Rosemary McGee, Institute of Development Studies, United Kingdom
Rosemary McGee is a Fellow in the Participation, Power and Social Change team at the Institute of Development Studies, University of Sussex. Trained in interdisciplinary Development Studies, she has alternated between her academic role at IDS and various development practitioner roles in the international NGO sector. She joined IDS’s Participation, Power and Social Change team in 1999, and her initial work there was on participatory poverty assessment methodologies. From 2000-2003 her focus was on promoting and supporting the participation of civil society organisations in policy processes. Research and advisory work with donor agencies and NGOs on participation in Poverty Reduction Strategy formulation and monitoring led her onto more critical conceptual and empirical work on the spaces available for CSO and citizen participation in policy processes(link is external). Since 1997 she held several posts in the international NGO Christian Aid, as a policy researcher on gender and on participation, an advocacy officer and a programme manager. In her current IDS role she continues to work for Christian Aid as well as other international development NGOs including Trócaire, Plan International, Plan UK, CARE, World Vision, ActionAid and Amnesty International. From seeking ways to enable CSOs and citizens to participate in policy processes, she joined the movement of southern community and youth groups, NGOs, users’ associations and social activists seeking to hold to account states and aid agencies to account. Looking into these citizen-led and social forms of accountability brought her up against the tension often encountered between accountability as commonly understood – usually to donors – and learning, for improved performance and more equitable, accountable development outcomes. A Review of the Impact and Effectiveness of Transparency and Accountability Initiatives that she and John Gaventa led for DFID in 2010-11 highlighted the challenges of demonstrating this sort of impact, as well as the need for more learning-focused approaches to design and implementation. In several projects with the International Budget Partnership she has explored and supported civil society advocacy on budget policy and practice. From 2012 she also convenes the MA Participation, Power and Social Change program at University of Sussex.
Gerardo Munck, University of Southern California, United States and Argentina
Gerardo Munck, Argentinian by birth, is professor in the School of International Relations at the University of Southern California (USC). He received his Ph.D. in political science from the University of California, San Diego (UCSD) in 1990. His research focuses on democracy and governance, Latin America and methodology. His books include Measuring Democracy: A Bridge Between Scholarship and Politics (Johns Hopkins University, 2009); Regimes and Democracy in Latin America (Oxford, 2007); Passion, Craft, and Method in Comparative Politics (with Richard Snyder; Johns Hopkins, 2007); and Authoritarianism and Democratization: Soldiers and Workers in Argentina, 1976-83 (Penn State, 1998). He has published dozens of journal articles in the United States, Canada, England, Spain, Argentina, Brazil, Chile, Ecuador and Mexico.

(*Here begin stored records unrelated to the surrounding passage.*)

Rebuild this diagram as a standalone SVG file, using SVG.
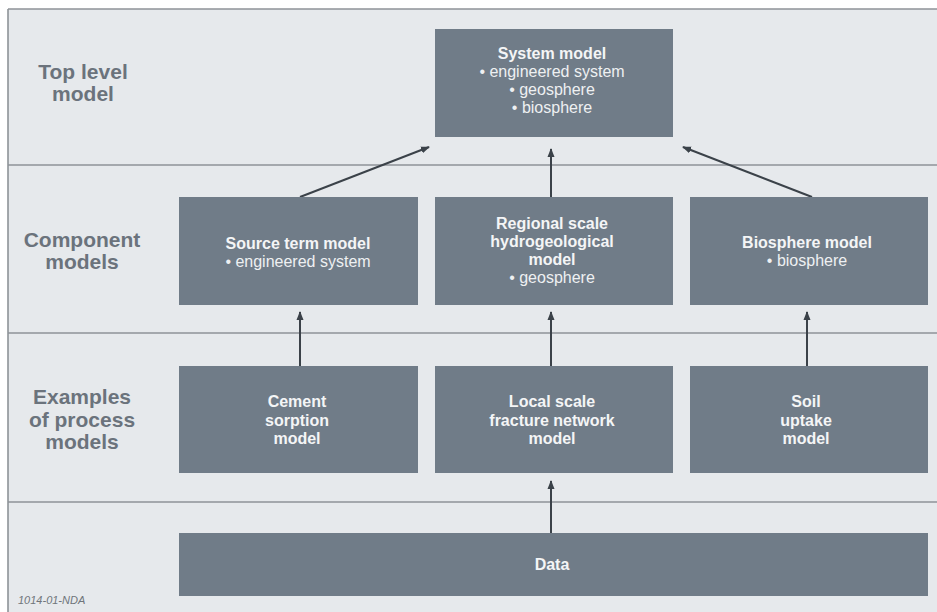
<svg xmlns="http://www.w3.org/2000/svg" width="937" height="612" viewBox="0 0 937 612">
  <style>
    .band { fill: #e6e9ec; }
    .rule { stroke: #8e9398; stroke-width: 1.6; fill: none; }
    .box { fill: #707c88; }
    .hd { font-family: "Liberation Sans", Arial, sans-serif; font-weight: bold; font-size: 16px; fill: #f4f5f6; text-anchor: middle; }
    .it { font-family: "Liberation Sans", Arial, sans-serif; font-size: 16px; fill: #eef0f2; text-anchor: middle; }
    .lvl { font-family: "Liberation Sans", Arial, sans-serif; font-weight: bold; font-size: 21px; fill: #6b737c; text-anchor: middle; }
    .ref { font-family: "Liberation Sans", Arial, sans-serif; font-style: italic; font-size: 11px; fill: #6f757b; }
    .conn { stroke: #3b4249; stroke-width: 2; fill: none; marker-end: url(#ah); }
  </style>
  <defs>
    <marker id="ah" markerUnits="userSpaceOnUse" markerWidth="9" markerHeight="9" viewBox="0 0 9 9" refX="8" refY="4.5" orient="auto">
      <path d="M0,1 L9,4.5 L0,8 z" fill="#3b4249"/>
    </marker>
  </defs>

  <!-- page background and frame -->
  <rect x="0" y="0" width="937" height="612" fill="#ffffff"/>
  <rect class="band" x="8" y="9" width="929" height="603"/>
  <path class="rule" d="M8,9 H937 M8,9 V612"/>
  <!-- level dividers -->
  <path class="rule" d="M8,165 H937 M8,333 H937 M8,502 H937"/>

  <!-- level labels -->
  <g id="level-labels">
    <text class="lvl" x="83" y="79">Top level</text>
    <text class="lvl" x="83" y="101">model</text>
    <text class="lvl" x="82" y="247">Component</text>
    <text class="lvl" x="82" y="269">models</text>
    <text class="lvl" x="82" y="404">Examples</text>
    <text class="lvl" x="82" y="427">of process</text>
    <text class="lvl" x="82" y="449">models</text>
  </g>

  <!-- connectors -->
  <g id="connectors">
    <line class="conn" x1="300" y1="197" x2="429" y2="147"/>
    <line class="conn" x1="551" y1="197" x2="551" y2="149"/>
    <line class="conn" x1="812" y1="197" x2="683" y2="147"/>
    <line class="conn" x1="300" y1="366" x2="300" y2="312"/>
    <line class="conn" x1="551" y1="366" x2="551" y2="312"/>
    <line class="conn" x1="807" y1="366" x2="807" y2="312"/>
    <line class="conn" x1="551" y1="533" x2="551" y2="481"/>
  </g>

  <g id="system-model">
    <rect class="box" x="435" y="29" width="238" height="108"/>
    <text class="hd" x="552" y="59">System model</text>
    <text class="it" x="552" y="77">• engineered system</text>
    <text class="it" x="552" y="95">• geosphere</text>
    <text class="it" x="552" y="113">• biosphere</text>
  </g>

  <g id="source-term-model">
    <rect class="box" x="179" y="197" width="239" height="108"/>
    <text class="hd" x="298" y="249">Source term model</text>
    <text class="it" x="298" y="267">• engineered system</text>
  </g>

  <g id="regional-model">
    <rect class="box" x="435" y="197" width="238" height="108"/>
    <text class="hd" x="552" y="229">Regional scale</text>
    <text class="hd" x="552" y="247">hydrogeological</text>
    <text class="hd" x="552" y="265">model</text>
    <text class="it" x="552" y="283">• geosphere</text>
  </g>

  <g id="biosphere-model">
    <rect class="box" x="690" y="197" width="238" height="108"/>
    <text class="hd" x="807" y="248">Biosphere model</text>
    <text class="it" x="807" y="266">• biosphere</text>
  </g>

  <g id="cement-model">
    <rect class="box" x="179" y="366" width="239" height="107"/>
    <text class="hd" x="297" y="407">Cement</text>
    <text class="hd" x="297" y="426">sorption</text>
    <text class="hd" x="297" y="444">model</text>
  </g>

  <g id="fracture-model">
    <rect class="box" x="435" y="366" width="238" height="107"/>
    <text class="hd" x="552" y="407">Local scale</text>
    <text class="hd" x="552" y="426">fracture network</text>
    <text class="hd" x="552" y="444">model</text>
  </g>

  <g id="soil-model">
    <rect class="box" x="690" y="366" width="238" height="107"/>
    <text class="hd" x="806" y="407">Soil</text>
    <text class="hd" x="806" y="426">uptake</text>
    <text class="hd" x="806" y="444">model</text>
  </g>

  <g id="data">
    <rect class="box" x="179" y="533" width="749" height="63"/>
    <text class="hd" x="552" y="570">Data</text>
  </g>

  <text class="ref" x="18" y="604">1014-01-NDA</text>
</svg>
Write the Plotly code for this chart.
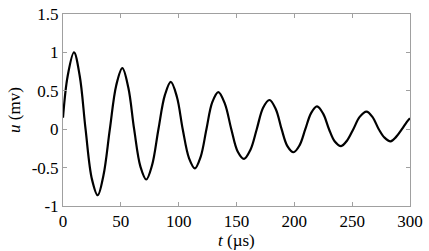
import plotly.graph_objects as go

# time (us) and signal (mV)
t_us = [0, 4, 9.5, 14.5, 19.5, 25, 30, 35, 40.5, 46, 51.3, 56.5, 61.5, 67, 72, 77,
        82.5, 88, 93.2, 98.5, 103.5, 109, 114, 119, 124, 129, 134.3, 140, 145.5,
        151, 156.5, 162, 167.5, 173, 178.5, 184, 189, 194, 199.3, 204.5, 209.5,
        214.5, 219.6, 225, 230, 235, 240.4, 245.5, 251, 256.5, 262.4, 267.5, 273,
        278, 283.2, 288, 293, 297, 300]
u_mv = [0.15, 0.69, 1.0, 0.69, 0.0, -0.65, -0.86, -0.60, 0.0, 0.57, 0.795, 0.54,
        0.0, -0.49, -0.655, -0.47, 0.0, 0.44, 0.617, 0.42, 0.0, -0.38, -0.51,
        -0.36, 0.0, 0.35, 0.484, 0.33, 0.0, -0.29, -0.387, -0.27, 0.0, 0.28, 0.38,
        0.26, 0.0, -0.22, -0.30, -0.21, 0.0, 0.21, 0.297, 0.20, 0.0, -0.16, -0.22,
        -0.15, 0.0, 0.16, 0.228, 0.16, 0.0, -0.11, -0.158, -0.10, 0.0, 0.09, 0.144]

x_ticks = [0, 50, 100, 150, 200, 250, 300]
y_ticks = [-1, -0.5, 0, 0.5, 1, 1.5]
y_labels = ["-1", "-0.5", "0", "0.5", "1", "1.5"]

FONT = "Liberation Serif, DejaVu Serif, serif"
FSIZE = 17
AXIS_GREY = "#a0a0a0"

fig = go.Figure()
fig.add_trace(go.Scatter(x=t_us, y=u_mv, mode="lines",
                         line=dict(color="black", width=2.2, shape="spline", smoothing=1.0)))

axis_style = dict(showline=True, linecolor=AXIS_GREY, linewidth=1, mirror="ticks",
                  ticks="inside", ticklen=4, tickcolor=AXIS_GREY, showgrid=False,
                  zeroline=False, ticklabeloverflow="allow",
                  tickfont=dict(family=FONT, size=FSIZE, color="black"))

fig.update_xaxes(range=[0, 300], tickvals=x_ticks, **axis_style)
fig.update_yaxes(range=[-1, 1.5], tickvals=y_ticks, ticktext=y_labels,
                 title=dict(text="<i>u</i> (mv)", font=dict(family=FONT, size=FSIZE, color="black"),
                            standoff=6),
                 **axis_style)

# x title placed as an annotation so it sits snugly under the tick labels
fig.add_annotation(text="<i>t</i> (µs)", xref="paper", yref="paper", x=0.5, y=-0.18,
                   yanchor="middle", showarrow=False,
                   font=dict(family=FONT, size=FSIZE, color="black"))

fig.update_layout(width=429, height=251, showlegend=False,
                  font=dict(family=FONT, color="black"),
                  margin=dict(l=63, r=19, t=5, b=45),
                  plot_bgcolor="white", paper_bgcolor="white")

# drop the browser's default body margin so the figure sits at the page corner
fig.write_html("out.html", config={"displayModeBar": False},
               post_script="document.body.style.margin='0';")
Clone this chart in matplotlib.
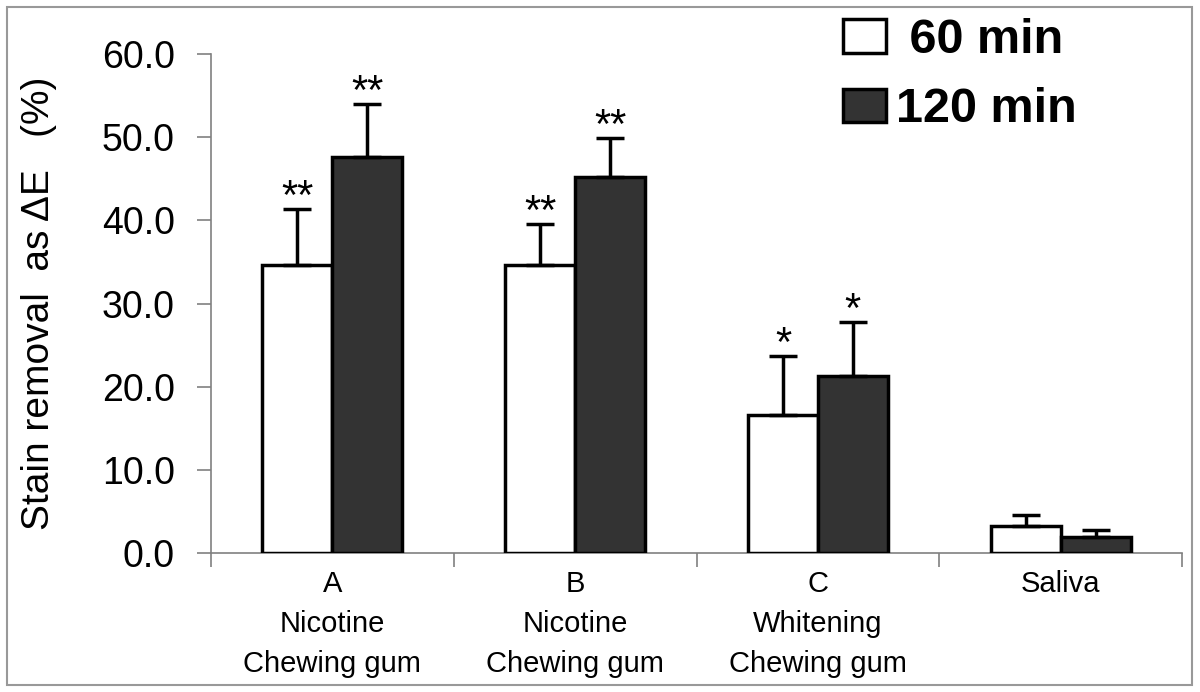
import matplotlib
matplotlib.use("Agg")
import matplotlib.pyplot as plt
from matplotlib.patches import Rectangle
import numpy as np

# data
groups = ["A\nNicotine\nChewing gum", "B\nNicotine\nChewing gum",
          "C\nWhitening\nChewing gum", "Saliva"]
min60 = [34.6, 34.6, 16.6, 3.2]
min60_err = [6.8, 5.0, 7.1, 1.4]
min120 = [47.6, 45.2, 21.3, 1.9]
min120_err = [6.4, 4.7, 6.5, 0.9]
stars60 = ["**", "**", "*", ""]
stars120 = ["**", "**", "*", ""]
series_labels = [" 60 min", "120 min"]

plt.rcParams['font.family'] = ['Liberation Sans', 'DejaVu Sans']

fig = plt.figure(figsize=(12, 6.92), dpi=100)
ax = fig.add_axes([211 / 1200, 1 - 553 / 692, (1182 - 211) / 1200, (553 - 54) / 692])

x = np.arange(len(groups)) + 0.5
w = 0.288
edge = dict(edgecolor='black', linewidth=2.5)
err = dict(ecolor='black', elinewidth=2.5, capsize=10, capthick=2.5)

b1 = ax.bar(x - w / 2, min60, w, color='white', yerr=[np.zeros(4), min60_err],
            error_kw=err, zorder=3, **edge)
b2 = ax.bar(x + w / 2, min120, w, color='#333333', yerr=[np.zeros(4), min120_err],
            error_kw=err, zorder=3, **edge)

for xi, v, e, s in zip(x - w / 2, min60, min60_err, stars60):
    if s:
        ax.annotate(s, (xi, v + e), xytext=(0, 0), textcoords='offset points',
                    ha='center', va='baseline', fontsize=30)
for xi, v, e, s in zip(x + w / 2, min120, min120_err, stars120):
    if s:
        ax.annotate(s, (xi, v + e), xytext=(0, 0), textcoords='offset points',
                    ha='center', va='baseline', fontsize=30)

ax.set_xlim(0, 4)
ax.set_ylim(0, 60)
ax.set_yticks(np.arange(0, 61, 10))
ax.set_yticklabels([f"{t:.1f}" for t in np.arange(0, 61, 10)], fontsize=27)
ax.set_xticks(x)
ax.set_xticklabels(groups, fontsize=21, linespacing=1.55, va='top')
ax.set_xticks(np.arange(0, 5), minor=True)
ax.tick_params(axis='x', which='major', length=0, pad=12)
ax.tick_params(axis='x', which='minor', length=10, color='#808080', width=1.2, direction='out')
ax.tick_params(axis='y', length=10, color='#808080', width=1.2, pad=16)

for sp in ['top', 'right']:
    ax.spines[sp].set_visible(False)
for sp in ['left', 'bottom']:
    ax.spines[sp].set_color('#808080')
    ax.spines[sp].set_linewidth(1.2)

ax.set_ylabel("Stain removal  as \u0394E   (%)", fontsize=28, labelpad=32)

ax.legend([b1, b2], series_labels, loc='upper left', bbox_to_anchor=(843 / 1200, 1 - 18 / 692),
          bbox_transform=fig.transFigure, frameon=False,
          prop=dict(weight='bold', size=35), handlelength=0.88, handleheight=0.68,
          handletextpad=0.2, labelspacing=0.5, borderpad=0, borderaxespad=0)

fig.patches.append(Rectangle((7 / 1200, 1 - 685 / 692), 1185 / 1200, 678 / 692,
                             transform=fig.transFigure, fill=False,
                             edgecolor='#999999', linewidth=1.5))

fig.savefig("out.png", dpi=100)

Professor Munck collaborated in the preparation of the United Nations Development Programme’s (UNDP) report Democracy in Latin America (2004) and a second regional report prepared by the UNDP and the Organization of American States (OAS), Nuestra democracia (2010). He developed a methodology to monitor elections for the OAS. He worked with the UNDP on a system to monitor corruption in Afghanistan and on the measures of corruption and gender equality used in UNDP regional reports on Asia and the Pacific. He has also worked as a consultant for the World Bank, the Inter-American Development Bank, and the Carter Center.
The following individual served as an IEP member from 2015 to 2016.
Liliane Corrêa de Oliveira Klaus, University of São Paulo, Brazil
Liliane Klaus is a postdoctoral scholar from University of São Paulo, Brazil and a collaborating researcher for the Sorbonne University in France. She is both an accountant and a business administrator, and has developed her PhD on informational reception in Germany. Her research has been focused in tracking progress of governmental transparency and anti-corruption measures and in developing tools for citizens and media to assess them. The developed methods try to set higher standards to public institutions and their open government strategies, specially the military, whose budget quality and access to information measures she has been deeply analyzing. She is also responsible for the first scientific publications defining public military transparency, assessing military procurement fraud and proposing assessment tools to public military integrity. Her works were accepted by renowned scientific journals such as Electronic Government (UK), Gouvernances Publiques (France) and Journal of Military Ethics (Norway), and have been presented around the world. Since 2014, she has been working with Transparency International as country assessor evaluating corruption risks for the public defense sector. Other professional experiences were gathered not only in transnational companies (KPMG and Siemens) but also in the military public environment (Brazilian Army).